John Wesley defined three types of grace in Christian life. I can, on any given day, recite the three types of Wesleyan-defined grace but defining them is not something I do on a regular basis. You have probably heard them all before. But can we remember them and what they mean? Can we identify which type of grace we’re living into or striving for? It is not the easiest of tasks, so I turned back to Wesley himself for the easiest way to understand the three types of grace we know in our lives as disciples. To demonstrate this in a way we can remember, I am going to play with dolls. I had to rely on the grace of the mother of the girliest girls, Hannah and Claire Searcy, for this dollhouse and these dolls.
The first kind of grace is prevenient grace, the grace that comes before you.
Here we have a house. It is a cute house, a welcoming house, with a nice front door. If you were a doll, I would imagine that you would feel welcome here.
John Wesley compared prevenient grace to the front porch of a house. It welcomes you in. You have an invitation. It is the grace that is offered free, for all. It does not, however, offer us to a free-for-all. That would be cheap grace. It offers us to enter into the kingdom, to come into God’s presence, to enter the house.
Prevenient grace is that invitation offered by God to all people to come home. Now, you can stand on the porch of this house forever and not knock on the door. Or, you can respond.
When you respond, you receive something that John Wesley called “Justifying Grace.” You’re in the kingdom. You’re down with the big JC. John Wesley compared justifying grace to the actual door of the house. You knock. You walk through the door. You’re in. Lots of Christians think of the walking in the door as the moment of salvation, that moment when we accept that Jesus Christ is the Son of God and our savior and accept God in our lives. And then they argue about whether you can lose that salvation or not. Wesley thought of it in a different way. He thought of it as the receipt of justifying grace. When we think about this, we often think that when you walk in the door, your sins are forgiven, you’ve put your lot in with God, and you’re good to go.
So let’s imagine what happens if all of these dolls were to make that decision. They walk up to the house. They feel welcomed. They respond to God’s prevenient grace, that invitation of the front porch. They knock on the door and are received. God’s glad to see them. God’s been searching them out like lost coins and lost sheep. So all the dolls respond to the prevenient grace offered by God, make the decision to enter the door, and there they receive justifying grace. Now they’re in the foyer, and we’re going to need to turn this thing around so that we can see what’s going on with the dolls in the dollhouse. Where are all the dolls? Crowded in the entrance.
I’m going to play with this metaphor a little bit. What happens when a bunch of people are crowded into the entrance of a house and more people keep coming in? It gets very crowded and uncomfortable. What has to happen to remedy the situation? One of two things has to happen. Either some of them have have to move out of the entrance or someone has to stop people from walking in that door.

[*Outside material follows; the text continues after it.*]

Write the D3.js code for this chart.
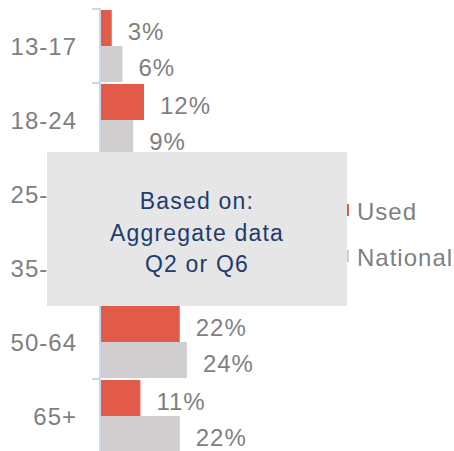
<html>
<head>
<script src="https://d3js.org/d3.v7.min.js"></script>
<style>
  body { margin: 0; background: #fff; }
  text { font-family: "Liberation Sans", Arial, sans-serif; }
</style>
</head>
<body>
<div id="chart"></div>
<script>
// age groups, top to bottom
var categories = ["13-17", "18-24", "25-34", "35-49", "50-64", "65+"];
var series = ["Used", "National"];
// percent values (25-34 and 35-49 sit under the note box, estimated)
var usedValues = [3, 12, 27, 25, 22, 11];
var nationalValues = [6, 9, 17, 22, 24, 22];
var seriesColors = ["#e15a4a", "#d0cece"];
// rows whose value labels are hidden by the note box
var coveredCats = ["25-34", "35-49"];
var noteLines = ["Based on:", "Aggregate data", "Q2 or Q6"];

var width = 454, height = 451;

var svg = d3.select("#chart").append("svg")
  .attr("width", width)
  .attr("height", height);

var rows = categories.map(function (c, i) {
  return { cat: c, values: [usedValues[i], nationalValues[i]] };
});

// scales
var x = d3.scaleLinear().domain([0, 30]).range([101, 208.4]);
var y0 = d3.scaleBand().domain(categories).range([8, 452]);
var y1 = d3.scaleBand().domain(series).range([2, y0.bandwidth()]);

// bars
var groups = svg.selectAll("g.row").data(rows).enter()
  .append("g")
  .attr("class", "row")
  .attr("transform", function (d) { return "translate(0," + y0(d.cat) + ")"; });

groups.selectAll("rect").data(function (d) { return d.values; }).enter()
  .append("rect")
  .attr("x", x(0))
  .attr("y", function (d, i) { return y1(series[i]); })
  .attr("width", function (d) { return x(d) - x(0); })
  .attr("height", y1.bandwidth())
  .attr("fill", function (d, i) { return seriesColors[i]; });

// value labels (only for rows not under the box)
groups.filter(function (d) { return coveredCats.indexOf(d.cat) < 0; })
  .selectAll("text.val").data(function (d) { return d.values; }).enter()
  .append("text")
  .attr("class", "val")
  .attr("x", function (d) { return x(d) + 16; })
  .attr("y", function (d, i) { return y1(series[i]) + y1.bandwidth() / 2 + 12; })
  .attr("font-size", 24)
  .attr("letter-spacing", 1)
  .attr("fill", "#7f7f7f")
  .text(function (d) { return d + "%"; });

// axis: category labels from d3.axisLeft, line + boundary ticks drawn separately
var axis = svg.append("g")
  .attr("transform", "translate(100,0)")
  .call(d3.axisLeft(y0).tickSize(0).tickPadding(23));
axis.select(".domain").remove();
axis.selectAll("text")
  .attr("font-size", 24)
  .attr("letter-spacing", 1)
  .attr("fill", "#7f7f7f")
  .attr("dy", "0.4em")
  .style("font-family", "'Liberation Sans', Arial, sans-serif");

svg.append("line")
  .attr("x1", 100).attr("x2", 100)
  .attr("y1", y0.range()[0]).attr("y2", y0.range()[1])
  .attr("stroke", "#c9d8ee")
  .attr("stroke-width", 2);

var bounds = categories.map(function (c) { return y0(c); }).concat([y0.range()[1]]);
svg.selectAll("line.tick").data(bounds).enter()
  .append("line")
  .attr("class", "tick")
  .attr("x1", 92).attr("x2", 100)
  .attr("y1", function (d) { return d + 1; })
  .attr("y2", function (d) { return d + 1; })
  .attr("stroke", "#c9d8ee")
  .attr("stroke-width", 2);

// legend
var legend = svg.selectAll("g.legend").data(series).enter()
  .append("g")
  .attr("class", "legend")
  .attr("transform", function (d, i) { return "translate(337," + (220 + i * 46) + ")"; });
legend.append("rect")
  .attr("x", 0).attr("y", -16)
  .attr("width", 12).attr("height", 12)
  .attr("fill", function (d, i) { return seriesColors[i]; });
legend.append("text")
  .attr("x", 20)
  .attr("y", 0)
  .attr("font-size", 24)
  .attr("letter-spacing", 1)
  .attr("fill", "#7f7f7f")
  .text(function (d) { return d; });

// note box on top
svg.append("rect")
  .attr("x", 47).attr("y", 152)
  .attr("width", 300).attr("height", 154)
  .attr("fill", "#e6e6e6");

svg.selectAll("text.note").data(noteLines).enter()
  .append("text")
  .attr("class", "note")
  .attr("x", 197)
  .attr("y", function (d, i) { return 209 + i * 31.5; })
  .attr("text-anchor", "middle")
  .attr("font-size", 23)
  .attr("letter-spacing", 1.2)
  .attr("fill", "#203c6e")
  .text(function (d) { return d; });
</script>
</body>
</html>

Suddenly the people in the doorway, the people that have entered, start trying to control who else comes in. The Welcome mat is removed, and a different welcome is offered.
The Fire Department is called, and a capacity limit is set.
The door only becomes offered to certain people. Now mind you, this is not God setting the limits, it’s the people crowded in the doorway that are trying to set limits. In our little example here, the Disney princesses start telling the troll dolls that there is no room for troll dolls inside the house. The Barbies tell the Disney princesses to can it; there are room for little people, troll dolls, Barbies and that’s it. At least they can all agree that there is no room for the Bratz dolls. I think you can figure out where I’m going with this.
The better answer for the people crowded around the front door is to move into the other rooms of the house. That is what Wesley called “sanctifying grace.”
Sanctifying grace is God-given to people who are trying to follow Jesus. This is for the folks who answered the prevenient grace of the front porch by accepting the justifying grace of the front door and then moved out of the entranceway into the other rooms of the house. This is the grace offered to us as we work to mature as Christians, as we worship together, as we learn to offer grace to others, as we grow in our faith. It doesn’t mean we all live in the same room at the same time, but it means we spread out and expand and try to fully live into the home offered to all of us by God.
The big thing I think most Christians struggle with is this notion that when we’re in, we’re done. Once Jesus has found us as a lost sheep and we’re no longer lost, we’re just one of the 99 and we don’t matter so much anymore. But that’s not the case. We’re not done. While it seems that Jesus is telling us that God wants to find the lost, we have to remember that it is just as easy to be lost among the found. Thinking that we’re found and that’s it actually makes us lost because we’re not experiencing the fullness of God’s grace. We’re lost to the next step, jammed in the foyer trying to figure out how the Bratz dolls got an invite.
God calls us, not once, but over and over again to experience God’s grace. God doesn’t want us crowded in a doorway. God doesn’t want to lose us among all the found people. Rather, God wants to find us among the lost, the hurting, the trying, the struggling, the previously unwelcomed, the uncomfortable, the learning. God wants us to be tour guides to what we’ve learned inside the home God offers all people, free for all. God wants us to be sending invitations and giving tours to the Bratz and troll dolls of the world, those beloved children of God that have been labeled by people crowded in the doorway or watching from the street… those labeled as inappropriate, as unworthy, those who would not find a welcome elsewhere.
I think it is awesome news that God’s grace is more complex than it seems. Really, it’s still a simple matter of acceptance of what God offers. But it’s great news that God has more for us to do, more for us to learn, that we have a lifetime in this house to learn how to live. Jesus said, “My father’s house has many rooms.” May we accept all the levels of God’s grace, and learn to live in them during this life. Amen.